■ EXERCISE DESCRIPTION
Find and copy every line in the records that includes the string "chart".

(Figure scripts)
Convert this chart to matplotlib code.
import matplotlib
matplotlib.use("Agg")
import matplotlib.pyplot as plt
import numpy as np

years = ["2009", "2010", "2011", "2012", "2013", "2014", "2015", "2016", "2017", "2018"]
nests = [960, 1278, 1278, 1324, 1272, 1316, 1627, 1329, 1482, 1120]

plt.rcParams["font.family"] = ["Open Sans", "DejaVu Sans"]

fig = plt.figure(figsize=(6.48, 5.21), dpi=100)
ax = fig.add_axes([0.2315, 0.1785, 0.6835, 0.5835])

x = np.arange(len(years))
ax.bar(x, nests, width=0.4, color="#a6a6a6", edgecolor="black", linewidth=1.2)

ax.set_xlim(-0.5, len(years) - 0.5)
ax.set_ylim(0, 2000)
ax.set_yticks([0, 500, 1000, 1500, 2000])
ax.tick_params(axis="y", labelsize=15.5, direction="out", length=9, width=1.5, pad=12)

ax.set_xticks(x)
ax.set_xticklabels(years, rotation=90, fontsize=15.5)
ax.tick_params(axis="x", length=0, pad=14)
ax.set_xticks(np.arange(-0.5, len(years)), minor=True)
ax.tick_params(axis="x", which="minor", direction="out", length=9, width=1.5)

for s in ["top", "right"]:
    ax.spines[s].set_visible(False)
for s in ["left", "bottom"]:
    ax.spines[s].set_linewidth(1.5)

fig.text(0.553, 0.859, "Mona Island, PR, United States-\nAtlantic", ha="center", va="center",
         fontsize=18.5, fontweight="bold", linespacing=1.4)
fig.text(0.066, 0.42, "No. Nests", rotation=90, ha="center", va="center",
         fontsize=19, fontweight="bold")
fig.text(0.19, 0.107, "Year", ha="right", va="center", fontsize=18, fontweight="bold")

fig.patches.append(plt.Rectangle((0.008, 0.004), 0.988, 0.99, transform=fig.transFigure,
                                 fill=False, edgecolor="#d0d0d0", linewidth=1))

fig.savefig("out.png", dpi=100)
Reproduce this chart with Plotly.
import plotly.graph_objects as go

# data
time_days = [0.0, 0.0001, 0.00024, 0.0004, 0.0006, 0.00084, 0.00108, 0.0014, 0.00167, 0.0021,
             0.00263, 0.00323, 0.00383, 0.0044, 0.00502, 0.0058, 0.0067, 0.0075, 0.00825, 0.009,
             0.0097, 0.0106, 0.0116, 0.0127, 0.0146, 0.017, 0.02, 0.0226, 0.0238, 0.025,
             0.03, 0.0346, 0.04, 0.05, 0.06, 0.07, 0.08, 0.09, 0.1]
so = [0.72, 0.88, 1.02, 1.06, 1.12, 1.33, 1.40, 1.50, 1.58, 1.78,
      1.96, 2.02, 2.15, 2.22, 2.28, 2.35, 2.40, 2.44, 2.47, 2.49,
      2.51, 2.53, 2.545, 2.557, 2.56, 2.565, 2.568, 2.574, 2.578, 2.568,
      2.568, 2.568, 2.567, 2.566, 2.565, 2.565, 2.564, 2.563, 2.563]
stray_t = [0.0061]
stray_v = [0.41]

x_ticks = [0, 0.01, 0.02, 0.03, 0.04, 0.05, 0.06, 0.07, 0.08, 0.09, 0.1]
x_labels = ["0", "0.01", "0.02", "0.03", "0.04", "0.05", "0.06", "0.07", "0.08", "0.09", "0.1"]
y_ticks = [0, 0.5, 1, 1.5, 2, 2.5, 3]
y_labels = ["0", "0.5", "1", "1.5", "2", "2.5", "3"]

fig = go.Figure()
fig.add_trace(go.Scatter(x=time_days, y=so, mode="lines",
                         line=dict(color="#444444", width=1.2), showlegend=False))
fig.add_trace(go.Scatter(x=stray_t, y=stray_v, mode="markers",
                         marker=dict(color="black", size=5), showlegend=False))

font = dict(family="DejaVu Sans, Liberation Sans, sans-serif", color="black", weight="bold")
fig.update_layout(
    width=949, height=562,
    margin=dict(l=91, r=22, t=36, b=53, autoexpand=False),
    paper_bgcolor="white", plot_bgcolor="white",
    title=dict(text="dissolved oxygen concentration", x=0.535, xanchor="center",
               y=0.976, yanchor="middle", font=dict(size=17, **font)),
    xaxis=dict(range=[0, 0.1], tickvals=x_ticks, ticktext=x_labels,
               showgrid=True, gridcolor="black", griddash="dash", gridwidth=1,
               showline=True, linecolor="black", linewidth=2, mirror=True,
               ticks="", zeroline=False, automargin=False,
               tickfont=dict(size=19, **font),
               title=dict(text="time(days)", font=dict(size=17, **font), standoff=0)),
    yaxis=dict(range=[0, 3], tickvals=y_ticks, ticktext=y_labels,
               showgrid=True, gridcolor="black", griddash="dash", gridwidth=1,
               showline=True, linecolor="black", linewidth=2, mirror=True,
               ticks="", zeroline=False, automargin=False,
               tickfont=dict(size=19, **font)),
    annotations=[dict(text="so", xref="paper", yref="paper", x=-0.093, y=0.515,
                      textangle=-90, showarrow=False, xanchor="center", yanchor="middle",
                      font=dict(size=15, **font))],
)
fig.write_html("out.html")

...

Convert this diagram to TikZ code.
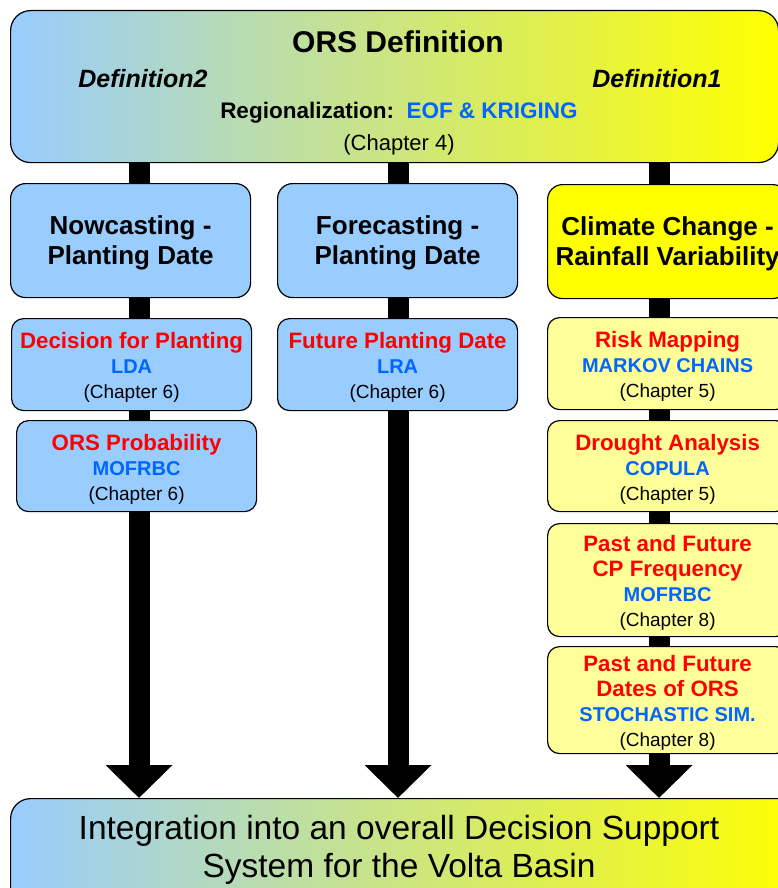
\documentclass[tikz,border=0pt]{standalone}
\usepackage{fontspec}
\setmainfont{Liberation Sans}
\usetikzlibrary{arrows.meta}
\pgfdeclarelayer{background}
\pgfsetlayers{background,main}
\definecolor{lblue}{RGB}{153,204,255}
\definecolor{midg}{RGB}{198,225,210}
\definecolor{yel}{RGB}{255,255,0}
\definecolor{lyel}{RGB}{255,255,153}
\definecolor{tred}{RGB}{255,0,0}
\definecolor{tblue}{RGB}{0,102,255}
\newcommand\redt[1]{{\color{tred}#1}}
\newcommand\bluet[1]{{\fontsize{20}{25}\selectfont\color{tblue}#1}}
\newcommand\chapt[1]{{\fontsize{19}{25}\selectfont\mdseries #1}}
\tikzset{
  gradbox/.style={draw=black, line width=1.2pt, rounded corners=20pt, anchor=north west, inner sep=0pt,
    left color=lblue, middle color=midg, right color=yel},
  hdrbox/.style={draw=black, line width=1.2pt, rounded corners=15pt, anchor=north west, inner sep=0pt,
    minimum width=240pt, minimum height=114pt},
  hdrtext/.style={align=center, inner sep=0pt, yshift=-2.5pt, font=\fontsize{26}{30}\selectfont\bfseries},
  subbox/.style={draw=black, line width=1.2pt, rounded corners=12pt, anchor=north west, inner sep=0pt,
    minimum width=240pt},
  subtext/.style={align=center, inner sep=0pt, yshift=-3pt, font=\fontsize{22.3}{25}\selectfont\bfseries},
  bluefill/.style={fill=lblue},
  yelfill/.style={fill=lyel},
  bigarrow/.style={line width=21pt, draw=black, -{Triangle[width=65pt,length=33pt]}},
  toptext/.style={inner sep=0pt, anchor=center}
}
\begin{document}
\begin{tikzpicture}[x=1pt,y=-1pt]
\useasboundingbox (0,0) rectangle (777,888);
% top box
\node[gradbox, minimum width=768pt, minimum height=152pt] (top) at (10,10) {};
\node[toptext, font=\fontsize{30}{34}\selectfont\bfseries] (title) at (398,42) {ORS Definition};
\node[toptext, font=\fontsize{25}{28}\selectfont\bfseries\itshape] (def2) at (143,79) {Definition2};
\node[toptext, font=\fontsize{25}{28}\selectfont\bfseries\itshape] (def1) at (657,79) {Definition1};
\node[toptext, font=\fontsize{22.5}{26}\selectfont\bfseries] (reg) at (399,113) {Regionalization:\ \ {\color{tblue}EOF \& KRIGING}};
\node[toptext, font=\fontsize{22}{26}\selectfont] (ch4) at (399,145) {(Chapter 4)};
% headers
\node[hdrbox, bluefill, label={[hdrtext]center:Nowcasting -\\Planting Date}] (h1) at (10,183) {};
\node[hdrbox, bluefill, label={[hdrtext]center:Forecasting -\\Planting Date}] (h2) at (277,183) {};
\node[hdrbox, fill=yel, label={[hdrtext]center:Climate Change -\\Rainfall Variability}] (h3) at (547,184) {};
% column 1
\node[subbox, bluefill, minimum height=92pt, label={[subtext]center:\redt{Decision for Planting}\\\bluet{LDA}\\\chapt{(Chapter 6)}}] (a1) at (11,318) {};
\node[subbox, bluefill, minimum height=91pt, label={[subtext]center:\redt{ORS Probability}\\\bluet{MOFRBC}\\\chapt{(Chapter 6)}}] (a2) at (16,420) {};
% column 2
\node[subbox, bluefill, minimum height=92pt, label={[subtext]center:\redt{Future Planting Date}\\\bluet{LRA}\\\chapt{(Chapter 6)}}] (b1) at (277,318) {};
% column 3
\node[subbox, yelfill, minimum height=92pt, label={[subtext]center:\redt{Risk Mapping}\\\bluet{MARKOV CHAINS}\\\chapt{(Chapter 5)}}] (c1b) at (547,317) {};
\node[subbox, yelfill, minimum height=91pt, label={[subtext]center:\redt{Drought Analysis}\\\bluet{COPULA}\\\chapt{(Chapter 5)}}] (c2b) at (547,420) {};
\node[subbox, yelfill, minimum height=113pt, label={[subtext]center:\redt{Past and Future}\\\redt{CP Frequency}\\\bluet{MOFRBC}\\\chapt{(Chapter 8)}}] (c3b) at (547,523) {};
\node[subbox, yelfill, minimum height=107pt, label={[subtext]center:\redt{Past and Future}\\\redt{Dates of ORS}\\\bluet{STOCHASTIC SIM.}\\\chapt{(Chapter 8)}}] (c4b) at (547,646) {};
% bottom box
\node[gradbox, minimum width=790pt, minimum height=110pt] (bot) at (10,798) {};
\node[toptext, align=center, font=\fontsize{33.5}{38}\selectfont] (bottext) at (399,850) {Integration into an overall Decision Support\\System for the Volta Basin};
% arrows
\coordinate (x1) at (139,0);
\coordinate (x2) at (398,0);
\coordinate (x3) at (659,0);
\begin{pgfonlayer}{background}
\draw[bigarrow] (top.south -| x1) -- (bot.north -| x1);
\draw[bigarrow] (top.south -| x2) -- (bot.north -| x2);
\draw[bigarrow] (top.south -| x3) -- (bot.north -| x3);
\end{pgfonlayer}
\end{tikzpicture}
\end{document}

■ FULL OUTPUT
Convert this chart to matplotlib code.
Reproduce this chart with Plotly.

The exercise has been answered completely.